With Yale and the University of Missouri in the midst of high-profile free speech meltdowns, the national media is fixated on why left-wing college students have grown so intolerant of dissent. But far less attention is being paid to an even more dangerous example of this illiberalism: the growing determination among Democratic politicians to investigate and punish companies that dispute the majority view of scientists on climate change. New York’s attorney general Eric Schneiderman has subpoenaed documents from Exxon Mobil related to the company’s advocacy against greenhouse gas regulation, and both Sen. Bernie Sanders and former Secretary of State Hillary Clinton have called for the federal government to get involved. Bloomberg View’s centrist editorial board is, appropriately, alarmed:
Regulating emissions is a job for politicians — and they’re failing.

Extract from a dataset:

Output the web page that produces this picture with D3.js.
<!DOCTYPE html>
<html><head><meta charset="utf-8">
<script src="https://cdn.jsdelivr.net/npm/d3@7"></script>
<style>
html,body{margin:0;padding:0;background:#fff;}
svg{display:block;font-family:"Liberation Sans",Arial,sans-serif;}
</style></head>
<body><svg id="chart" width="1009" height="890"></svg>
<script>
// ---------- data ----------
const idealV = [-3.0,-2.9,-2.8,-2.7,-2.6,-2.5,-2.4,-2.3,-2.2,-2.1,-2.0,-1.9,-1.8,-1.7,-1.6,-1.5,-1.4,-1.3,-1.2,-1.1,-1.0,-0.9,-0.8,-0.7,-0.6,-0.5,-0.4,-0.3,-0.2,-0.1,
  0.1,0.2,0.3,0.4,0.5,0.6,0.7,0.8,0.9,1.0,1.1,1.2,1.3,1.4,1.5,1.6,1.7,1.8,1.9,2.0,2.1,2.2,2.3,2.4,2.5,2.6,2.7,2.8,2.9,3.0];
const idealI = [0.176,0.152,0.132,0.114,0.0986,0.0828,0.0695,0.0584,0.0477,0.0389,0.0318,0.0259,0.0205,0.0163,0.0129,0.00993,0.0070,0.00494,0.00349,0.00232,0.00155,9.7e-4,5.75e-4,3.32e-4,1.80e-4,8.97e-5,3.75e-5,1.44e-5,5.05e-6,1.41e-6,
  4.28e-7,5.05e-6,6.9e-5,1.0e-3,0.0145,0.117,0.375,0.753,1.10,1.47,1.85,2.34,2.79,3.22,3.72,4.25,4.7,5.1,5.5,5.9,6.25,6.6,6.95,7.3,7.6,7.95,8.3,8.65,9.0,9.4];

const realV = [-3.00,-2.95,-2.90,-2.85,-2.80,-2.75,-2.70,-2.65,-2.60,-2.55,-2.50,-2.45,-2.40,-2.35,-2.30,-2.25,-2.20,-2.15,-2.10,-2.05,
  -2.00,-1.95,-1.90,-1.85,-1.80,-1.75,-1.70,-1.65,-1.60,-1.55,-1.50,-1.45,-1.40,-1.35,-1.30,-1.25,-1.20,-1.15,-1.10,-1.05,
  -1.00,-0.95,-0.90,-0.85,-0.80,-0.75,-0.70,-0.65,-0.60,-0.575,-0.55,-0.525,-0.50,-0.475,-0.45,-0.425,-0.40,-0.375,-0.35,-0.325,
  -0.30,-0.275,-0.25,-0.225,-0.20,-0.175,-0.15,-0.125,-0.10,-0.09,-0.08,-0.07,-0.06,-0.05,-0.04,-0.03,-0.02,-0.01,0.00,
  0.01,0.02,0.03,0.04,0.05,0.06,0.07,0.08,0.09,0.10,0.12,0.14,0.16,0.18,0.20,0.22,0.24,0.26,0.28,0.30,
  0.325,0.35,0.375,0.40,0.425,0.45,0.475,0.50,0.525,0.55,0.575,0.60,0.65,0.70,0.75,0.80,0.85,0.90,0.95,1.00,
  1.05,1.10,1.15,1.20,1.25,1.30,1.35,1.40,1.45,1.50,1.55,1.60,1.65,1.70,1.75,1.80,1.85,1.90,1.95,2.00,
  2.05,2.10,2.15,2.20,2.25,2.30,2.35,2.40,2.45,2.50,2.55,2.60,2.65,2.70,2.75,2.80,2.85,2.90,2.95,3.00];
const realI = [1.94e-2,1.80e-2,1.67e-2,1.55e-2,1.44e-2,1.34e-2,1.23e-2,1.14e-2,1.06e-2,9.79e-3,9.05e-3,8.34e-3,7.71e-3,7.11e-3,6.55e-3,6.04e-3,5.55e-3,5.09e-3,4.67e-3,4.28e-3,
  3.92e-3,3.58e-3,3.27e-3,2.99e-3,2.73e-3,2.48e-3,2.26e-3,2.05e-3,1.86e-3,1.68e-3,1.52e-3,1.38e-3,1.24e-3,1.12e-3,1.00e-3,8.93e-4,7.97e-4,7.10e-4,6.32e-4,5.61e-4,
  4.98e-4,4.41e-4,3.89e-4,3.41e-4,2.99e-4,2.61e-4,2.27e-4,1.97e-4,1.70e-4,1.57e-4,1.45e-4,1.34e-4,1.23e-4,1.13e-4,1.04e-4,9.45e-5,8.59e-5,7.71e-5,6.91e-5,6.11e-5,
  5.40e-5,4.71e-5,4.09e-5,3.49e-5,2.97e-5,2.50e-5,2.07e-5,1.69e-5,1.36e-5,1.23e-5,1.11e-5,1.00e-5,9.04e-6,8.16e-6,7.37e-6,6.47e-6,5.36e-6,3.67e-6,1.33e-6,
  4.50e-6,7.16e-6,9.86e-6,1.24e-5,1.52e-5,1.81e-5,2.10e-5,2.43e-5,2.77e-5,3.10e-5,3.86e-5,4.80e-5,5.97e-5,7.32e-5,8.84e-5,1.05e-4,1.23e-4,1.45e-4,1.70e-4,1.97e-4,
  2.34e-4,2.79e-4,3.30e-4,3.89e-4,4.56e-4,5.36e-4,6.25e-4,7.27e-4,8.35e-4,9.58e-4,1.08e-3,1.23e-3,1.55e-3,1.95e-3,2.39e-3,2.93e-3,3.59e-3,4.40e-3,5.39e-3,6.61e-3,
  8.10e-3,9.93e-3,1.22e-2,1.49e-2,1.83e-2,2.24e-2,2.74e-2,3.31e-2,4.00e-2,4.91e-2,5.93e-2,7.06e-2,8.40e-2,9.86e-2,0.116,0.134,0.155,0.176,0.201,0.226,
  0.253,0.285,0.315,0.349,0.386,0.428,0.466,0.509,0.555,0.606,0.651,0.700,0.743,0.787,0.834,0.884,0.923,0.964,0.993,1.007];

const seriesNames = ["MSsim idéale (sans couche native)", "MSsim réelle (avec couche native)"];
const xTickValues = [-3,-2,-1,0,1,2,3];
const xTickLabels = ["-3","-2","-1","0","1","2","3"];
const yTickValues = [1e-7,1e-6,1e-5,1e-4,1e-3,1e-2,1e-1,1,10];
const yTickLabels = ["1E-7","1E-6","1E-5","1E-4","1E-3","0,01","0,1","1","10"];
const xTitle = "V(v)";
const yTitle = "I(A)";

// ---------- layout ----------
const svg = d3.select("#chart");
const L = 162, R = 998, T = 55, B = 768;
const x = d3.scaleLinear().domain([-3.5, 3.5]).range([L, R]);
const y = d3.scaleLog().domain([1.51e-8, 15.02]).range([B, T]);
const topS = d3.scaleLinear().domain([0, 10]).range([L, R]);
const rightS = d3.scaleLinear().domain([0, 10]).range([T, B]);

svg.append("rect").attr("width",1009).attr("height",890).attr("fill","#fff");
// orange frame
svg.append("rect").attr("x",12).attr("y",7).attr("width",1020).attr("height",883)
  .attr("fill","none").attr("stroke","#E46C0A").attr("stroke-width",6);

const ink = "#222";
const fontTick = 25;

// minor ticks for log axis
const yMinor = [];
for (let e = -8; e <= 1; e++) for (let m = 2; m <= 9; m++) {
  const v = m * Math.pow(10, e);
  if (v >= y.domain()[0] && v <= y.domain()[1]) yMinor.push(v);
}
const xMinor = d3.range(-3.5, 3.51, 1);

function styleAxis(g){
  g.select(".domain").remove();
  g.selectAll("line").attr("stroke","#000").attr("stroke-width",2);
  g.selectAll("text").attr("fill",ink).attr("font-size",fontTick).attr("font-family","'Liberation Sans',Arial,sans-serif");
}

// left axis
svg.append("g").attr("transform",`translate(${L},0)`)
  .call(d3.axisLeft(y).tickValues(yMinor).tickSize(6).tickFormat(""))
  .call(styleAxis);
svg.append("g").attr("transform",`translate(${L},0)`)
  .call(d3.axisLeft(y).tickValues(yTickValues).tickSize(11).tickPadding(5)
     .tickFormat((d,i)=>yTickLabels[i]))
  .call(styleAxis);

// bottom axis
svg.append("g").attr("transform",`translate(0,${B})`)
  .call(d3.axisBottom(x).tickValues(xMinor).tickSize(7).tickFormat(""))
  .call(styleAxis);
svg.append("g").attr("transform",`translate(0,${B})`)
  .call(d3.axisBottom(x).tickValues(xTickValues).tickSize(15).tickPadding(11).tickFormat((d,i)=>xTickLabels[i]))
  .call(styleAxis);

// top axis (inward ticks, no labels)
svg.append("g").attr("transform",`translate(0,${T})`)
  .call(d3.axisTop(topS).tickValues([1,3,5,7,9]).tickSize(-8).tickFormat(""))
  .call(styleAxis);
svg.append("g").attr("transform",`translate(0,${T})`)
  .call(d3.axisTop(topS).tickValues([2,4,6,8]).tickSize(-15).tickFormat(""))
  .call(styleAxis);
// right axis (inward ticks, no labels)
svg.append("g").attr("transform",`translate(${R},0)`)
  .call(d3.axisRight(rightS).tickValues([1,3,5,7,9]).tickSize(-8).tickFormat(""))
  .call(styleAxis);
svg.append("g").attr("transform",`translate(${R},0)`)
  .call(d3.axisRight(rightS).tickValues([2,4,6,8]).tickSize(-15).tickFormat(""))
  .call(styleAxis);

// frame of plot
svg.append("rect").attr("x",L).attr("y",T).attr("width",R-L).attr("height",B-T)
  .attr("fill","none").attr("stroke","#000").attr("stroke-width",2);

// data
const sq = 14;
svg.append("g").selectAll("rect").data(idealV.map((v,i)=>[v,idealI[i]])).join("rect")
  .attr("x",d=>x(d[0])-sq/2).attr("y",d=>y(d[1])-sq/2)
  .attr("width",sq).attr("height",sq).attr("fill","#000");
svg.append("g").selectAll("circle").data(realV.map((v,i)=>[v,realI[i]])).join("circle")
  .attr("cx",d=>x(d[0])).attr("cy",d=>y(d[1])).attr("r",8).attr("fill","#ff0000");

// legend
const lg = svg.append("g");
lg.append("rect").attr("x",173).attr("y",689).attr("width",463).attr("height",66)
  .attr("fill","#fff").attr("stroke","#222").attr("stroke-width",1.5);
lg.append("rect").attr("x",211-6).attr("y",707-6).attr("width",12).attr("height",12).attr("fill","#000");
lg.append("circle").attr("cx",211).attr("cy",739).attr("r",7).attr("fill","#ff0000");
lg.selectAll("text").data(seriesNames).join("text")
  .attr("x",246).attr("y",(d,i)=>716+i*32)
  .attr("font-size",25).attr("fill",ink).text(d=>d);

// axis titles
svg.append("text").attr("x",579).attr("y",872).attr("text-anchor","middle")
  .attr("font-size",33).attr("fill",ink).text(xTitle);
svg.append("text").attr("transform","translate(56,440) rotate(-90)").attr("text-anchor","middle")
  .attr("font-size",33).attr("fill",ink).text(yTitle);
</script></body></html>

That’s frustrating, and in the absence of effective government action, there’s an added moral obligation on companies to act. Even so, engaging in scientific research and public advocacy shouldn’t be crimes in a free country. Using the criminal law to shame and encumber companies that do so is a dangerous arrogation of power.

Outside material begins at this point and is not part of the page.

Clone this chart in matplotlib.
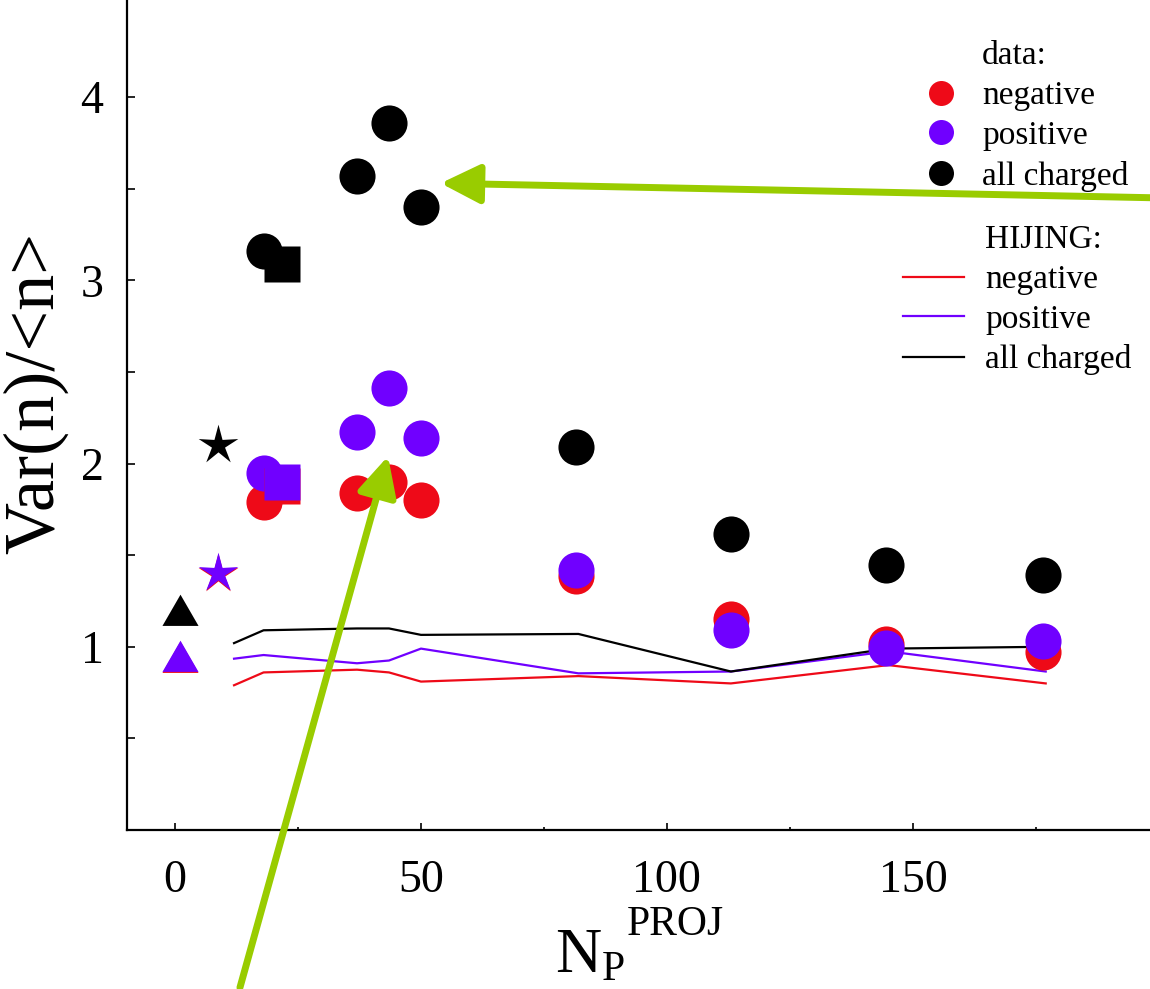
import matplotlib
matplotlib.use("Agg")
import matplotlib.pyplot as plt
from matplotlib.lines import Line2D
from matplotlib.path import Path
from matplotlib.ticker import FixedLocator, FuncFormatter

plt.rcParams['font.family'] = ['Liberation Serif', 'DejaVu Serif']

# data points (N_P^PROJ, Var(n)/<n>)
np_data = [18, 37, 43.5, 50, 81.5, 113, 144.5, 176.5]
neg_data = [1.79, 1.84, 1.90, 1.80, 1.385, 1.15, 1.015, 0.97]
pos_data = [1.95, 2.17, 2.41, 2.14, 1.42, 1.09, 0.995, 1.03]
all_data = [3.16, 3.57, 3.86, 3.40, 2.09, 1.615, 1.445, 1.39]

# extra data symbols (square, star, triangle)
np_square = [21.7]
neg_square = [1.88]
pos_square = [1.90]
all_square = [3.09]

np_star = [8.7]
neg_star = [1.395]
pos_star = [1.405]
all_star = [2.10]

np_tri = [1.0]
neg_tri = [0.915]
pos_tri = [0.92]
all_tri = [1.175]

# HIJING curves
np_hijing = [12, 18, 37, 43.5, 50, 82, 113, 145, 177]
neg_hijing = [0.79, 0.86, 0.875, 0.86, 0.81, 0.84, 0.80, 0.90, 0.80]
pos_hijing = [0.935, 0.955, 0.91, 0.925, 0.99, 0.855, 0.865, 0.975, 0.865]
all_hijing = [1.02, 1.09, 1.10, 1.10, 1.065, 1.07, 0.865, 0.99, 1.00]

y_ticks = [0.5, 1.0, 1.5, 2.0, 2.5, 3.0, 3.5, 4.0]

RED = '#ee0a18'
PURPLE = '#7000ff'
BLACK = 'black'
GREEN = '#99cc00'

W, H = 1150, 989
fig = plt.figure(figsize=(W / 100, H / 100), dpi=100)
# axes box runs off the top and right edge of the picture
ax = fig.add_axes([127 / W, (H - 830) / H, (W - 127) / W, 830 / H])
ax.set_xlim(-9.76, 198.2)
ax.set_ylim(0, 4.53)

for s in ['top', 'right']:
    ax.spines[s].set_visible(False)
for s in ['left', 'bottom']:
    ax.spines[s].set_linewidth(1.6)

# HIJING lines
ax.plot(np_hijing, neg_hijing, color=RED, lw=1.6, zorder=2)
ax.plot(np_hijing, pos_hijing, color=PURPLE, lw=1.6, zorder=2)
ax.plot(np_hijing, all_hijing, color=BLACK, lw=1.6, zorder=2)

star = Path.unit_regular_star(5, 0.33)
tri = (3, 0, 0)
ms = 26
for xs, ys, col in [(np_data, neg_data, RED), (np_data, pos_data, PURPLE),
                    (np_data, all_data, BLACK)]:
    ax.plot(xs, ys, 'o', color=col, ms=ms, mec='none', zorder=3)
for ysq, yst, ytr, col in [(neg_square, neg_star, neg_tri, RED),
                           (pos_square, pos_star, pos_tri, PURPLE),
                           (all_square, all_star, all_tri, BLACK)]:
    ax.plot(np_square, ysq, 's', color=col, ms=ms, mec='none', zorder=3)
    ax.plot(np_star, yst, marker=star, ls='none', color=col, ms=30, mec='none', zorder=3)
    ax.plot(np_tri, ytr, marker=tri, ls='none', color=col, ms=30, mec='none', zorder=3)

# ticks
ax.xaxis.set_major_locator(FixedLocator([0, 50, 100, 150]))
ax.xaxis.set_minor_locator(FixedLocator([25, 75, 125, 175]))
ax.yaxis.set_major_locator(FixedLocator(y_ticks))
ax.yaxis.set_major_formatter(FuncFormatter(
    lambda v, p: '%d' % v if abs(v - round(v)) < 1e-6 else ''))
ax.tick_params(axis='x', which='major', direction='in', length=5, width=1.2,
               labelsize=33, pad=21)
ax.tick_params(axis='x', which='minor', direction='in', length=2.5, width=1.2)
ax.tick_params(axis='y', which='major', direction='in', length=6, width=1.2,
               labelsize=33, pad=17)

# x label: N with subscript P and superscript PROJ
fig.text(555 / W, 1 - 972 / H, 'N', fontsize=46, ha='left', va='baseline')
fig.text(602 / W, 1 - 980 / H, 'P', fontsize=30, ha='left', va='baseline')
fig.text(627 / W, 1 - 935 / H, 'PROJ', fontsize=30, ha='left', va='baseline')

ax.text(-0.089, 0.527, 'Var(n)/<n>', rotation=90, fontsize=52,
        ha='center', va='center', transform=ax.transAxes)

# legends
h_data = [Line2D([], [], ls='none'),
          Line2D([], [], ls='none', marker='o', color=RED, ms=18, mec='none'),
          Line2D([], [], ls='none', marker='o', color=PURPLE, ms=18, mec='none'),
          Line2D([], [], ls='none', marker='o', color=BLACK, ms=18, mec='none')]
leg1 = ax.legend(h_data, ['data:', 'negative', 'positive', 'all charged'],
                 loc='upper left', bbox_to_anchor=(921 / W, 1 - 41 / H),
                 bbox_transform=fig.transFigure, frameon=False, fontsize=24,
                 handlelength=1.2, handletextpad=0.63, borderpad=0,
                 borderaxespad=0, labelspacing=0.28)
ax.add_artist(leg1)
h_hij = [Line2D([], [], ls='none'),
         Line2D([], [], color=RED, lw=1.6),
         Line2D([], [], color=PURPLE, lw=1.6),
         Line2D([], [], color=BLACK, lw=1.6)]
ax.legend(h_hij, ['HIJING:', 'negative', 'positive', 'all charged'],
          loc='upper left', bbox_to_anchor=(903 / W, 1 - 225 / H),
          bbox_transform=fig.transFigure, frameon=False, fontsize=24,
          handlelength=1.83, handletextpad=0.63, borderpad=0,
          borderaxespad=0, labelspacing=0.28)

# green arrows
arrow = dict(arrowstyle='-|>,head_length=0.4,head_width=0.2', color=GREEN,
             lw=5, mutation_scale=60, shrinkA=0, shrinkB=0)
ax.annotate('', xy=(54.0, 3.53), xytext=(200, 3.45), arrowprops=arrow,
            annotation_clip=False, zorder=5)
ax.annotate('', xy=(43.3, 2.04), xytext=(13.2, -0.86), arrowprops=arrow,
            annotation_clip=False, zorder=5)

fig.savefig('out.png', dpi=100)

As Jonathan Chait wrote yesterday, “it is possible—and, for many sympathizers on the left, convenient—to dismiss [the events at Yale and U. of Missouri] as just so much college high jinks.” But as the Exxon case shows, the illiberal left is not confined to college campuses—it is slowly spreading outward, and even starting to capture mainstream Democratic politicians. Campus “safe spaces” might not directly threaten America’s open society, but the same cannot be said of state and federal prosecutions of organizations for their political advocacy on one of the major public policy questions of our time. Threats to freedom of speech must be confronted wherever they arise.